- Work required: Scan the records below for the word "this" and give only the number of lines that hold it.
===
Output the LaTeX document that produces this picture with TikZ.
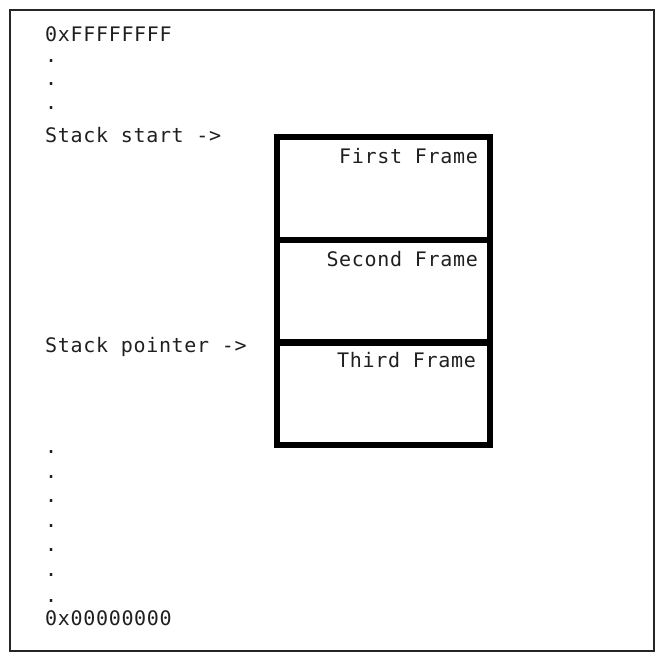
\documentclass[tikz,border=0pt]{standalone}
\usepackage{fontspec}
\newfontfamily\monofont[LetterSpace=3.4]{DejaVu Sans Mono}
\begin{document}
\begin{tikzpicture}[x=1pt,y=-1pt,
  txt/.style={inner sep=0pt,anchor=base west,font=\monofont\fontsize{20}{20}\selectfont,text=black!88,text depth=2pt},
  dotmark/.style={txt,text height=3pt,text depth=0pt},
  lbl/.style={inner sep=0pt,anchor=base east,font=\monofont\fontsize{20}{20}\selectfont,text=black!88},
  framebox/.style={draw=black,line width=6pt,minimum width=213pt,minimum height=102.67pt,inner sep=0pt},
]
\useasboundingbox (0,0) rectangle (664,662);
\node[draw=black!85,line width=2pt,minimum width=644pt,minimum height=641pt,inner sep=0pt] (outer) at (332,330.5) {};
% frames
\node[framebox] (f1) at (383.5,188.5) {};
\node[framebox] (f2) at (383.5,291.2) {};
\node[framebox] (f3) at (383.5,393.8) {};
\node[lbl] (l1) at (478,163) {First Frame};
\node[lbl] (l2) at (478,266) {Second Frame};
\node[lbl] (l3) at (476,367) {Third Frame};
% addresses
\node[txt] (top) at (45,41) {0xFFFFFFFF};
\node[dotmark] (d1) at (45,62) {.};
\node[dotmark] (d2) at (45,85) {.};
\node[dotmark] (d3) at (45,109) {.};
\node[txt] (start) at (45,142) {Stack start ->};
\node[txt] (sp) at (45,352) {Stack pointer ->};
\node[dotmark] (e1) at (45,453) {.};
\node[dotmark] (e2) at (45,478) {.};
\node[dotmark] (e3) at (45,502) {.};
\node[dotmark] (e4) at (45,527) {.};
\node[dotmark] (e5) at (45,551) {.};
\node[dotmark] (e6) at (45,576) {.};
\node[dotmark] (e7) at (45,602) {.};
\node[txt] (bottom) at (45,625) {0x00000000};
\end{tikzpicture}
\end{document}
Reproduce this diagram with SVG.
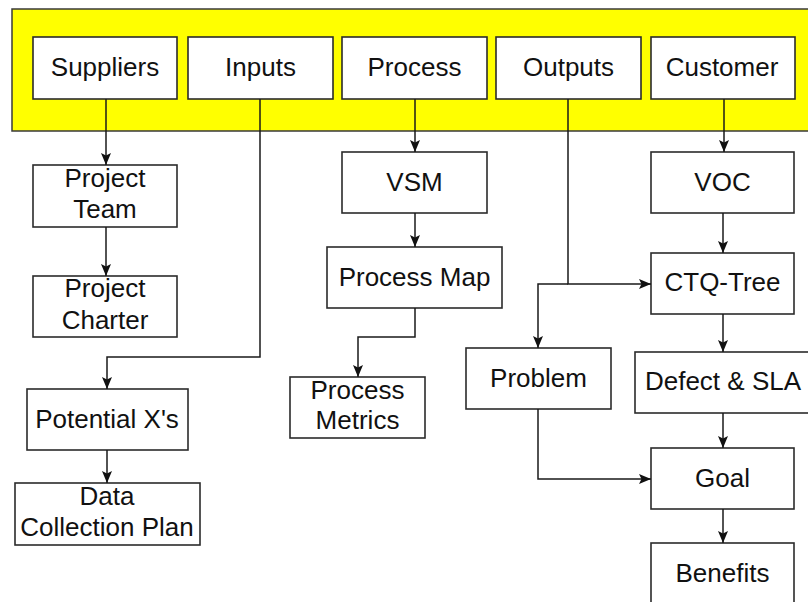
<svg xmlns="http://www.w3.org/2000/svg" width="808" height="602" viewBox="0 0 808 602">
  <style>
    .box { fill: #ffffff; stroke: #2b2b2b; stroke-width: 1.6; }
    .lbl { font-family: "Liberation Sans", Arial, sans-serif; font-size: 26px; fill: #111111; text-anchor: middle; }
    .wire { fill: none; stroke: #1a1a1a; stroke-width: 1.5; }
  </style>
  <defs>
    <marker id="arrow" viewBox="0 0 12 10" refX="12" refY="5" markerWidth="12" markerHeight="10" markerUnits="userSpaceOnUse" orient="auto">
      <path d="M0,0 L12,5 L0,10 L2.5,5 Z" fill="#111111"/>
    </marker>
  </defs>

  <rect width="808" height="602" fill="#ffffff"/>

  <!-- SIPOC header band -->
  <g id="band">
    <rect x="12" y="9" width="800" height="122" fill="#ffff00" stroke="#3a3a3a" stroke-width="1.5"/>
  </g>

  <g id="suppliers"><rect class="box" x="33" y="37" width="144" height="62"/><text class="lbl" x="105" y="76">Suppliers</text></g>
  <g id="inputs"><rect class="box" x="188" y="37" width="145" height="62"/><text class="lbl" x="260.5" y="76">Inputs</text></g>
  <g id="process"><rect class="box" x="342" y="37" width="145" height="62"/><text class="lbl" x="414.5" y="76">Process</text></g>
  <g id="outputs"><rect class="box" x="496" y="37" width="145" height="62"/><text class="lbl" x="568.5" y="76">Outputs</text></g>
  <g id="customer"><rect class="box" x="651" y="37" width="144" height="62"/><text class="lbl" x="722" y="76">Customer</text></g>

  <!-- Suppliers / Inputs column -->
  <g id="project-team"><rect class="box" x="33" y="165" width="144" height="62"/><text class="lbl" x="105" y="187">Project</text><text class="lbl" x="105" y="218">Team</text></g>
  <g id="project-charter"><rect class="box" x="33" y="276" width="144" height="61"/><text class="lbl" x="105" y="297">Project</text><text class="lbl" x="105" y="329">Charter</text></g>
  <g id="potential-xs"><rect class="box" x="27" y="389" width="161" height="61"/><text class="lbl" x="107" y="428">Potential X's</text></g>
  <g id="data-collection-plan"><rect class="box" x="15" y="483" width="185" height="62"/><text class="lbl" x="107" y="505">Data</text><text class="lbl" x="107" y="536">Collection Plan</text></g>

  <!-- Process column -->
  <g id="vsm"><rect class="box" x="342" y="152" width="145" height="61"/><text class="lbl" x="414.5" y="191">VSM</text></g>
  <g id="process-map"><rect class="box" x="327" y="247" width="175" height="61"/><text class="lbl" x="414.5" y="286">Process Map</text></g>
  <g id="process-metrics"><rect class="box" x="290" y="377" width="135" height="61"/><text class="lbl" x="357.5" y="399">Process</text><text class="lbl" x="357.5" y="429">Metrics</text></g>

  <!-- Outputs / Customer column -->
  <g id="voc"><rect class="box" x="651" y="152" width="143" height="61"/><text class="lbl" x="722.5" y="191">VOC</text></g>
  <g id="ctq-tree"><rect class="box" x="651" y="253" width="143" height="61"/><text class="lbl" x="722.5" y="291">CTQ-Tree</text></g>
  <g id="problem"><rect class="box" x="466" y="348" width="145" height="61"/><text class="lbl" x="538.5" y="387">Problem</text></g>
  <g id="defect-sla"><rect class="box" x="635" y="352" width="175" height="61"/><text class="lbl" x="723" y="390">Defect &amp; SLA</text></g>
  <g id="goal"><rect class="box" x="651" y="448" width="143" height="61"/><text class="lbl" x="722.5" y="487">Goal</text></g>
  <g id="benefits"><rect class="box" x="651" y="543" width="143" height="70"/><text class="lbl" x="722.5" y="582">Benefits</text></g>

  <g id="connectors">
    <path class="wire" d="M106,99 V165" marker-end="url(#arrow)"/>
    <path class="wire" d="M106,227 V276" marker-end="url(#arrow)"/>
    <path class="wire" d="M260,99 V357 H107 V389" marker-end="url(#arrow)"/>
    <path class="wire" d="M107,450 V483" marker-end="url(#arrow)"/>
    <path class="wire" d="M415,99 V152" marker-end="url(#arrow)"/>
    <path class="wire" d="M415,213 V247" marker-end="url(#arrow)"/>
    <path class="wire" d="M415,308 V337 H358 V377" marker-end="url(#arrow)"/>
    <path class="wire" d="M568,99 V284 H651" marker-end="url(#arrow)"/>
    <path class="wire" d="M568,284 H538 V348" marker-end="url(#arrow)"/>
    <path class="wire" d="M724,99 V152" marker-end="url(#arrow)"/>
    <path class="wire" d="M723,213 V253" marker-end="url(#arrow)"/>
    <path class="wire" d="M723,314 V352" marker-end="url(#arrow)"/>
    <path class="wire" d="M723,413 V448" marker-end="url(#arrow)"/>
    <path class="wire" d="M538,409 V479 H651" marker-end="url(#arrow)"/>
    <path class="wire" d="M723,509 V543" marker-end="url(#arrow)"/>
  </g>
</svg>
===
- Solution to the exercise: 2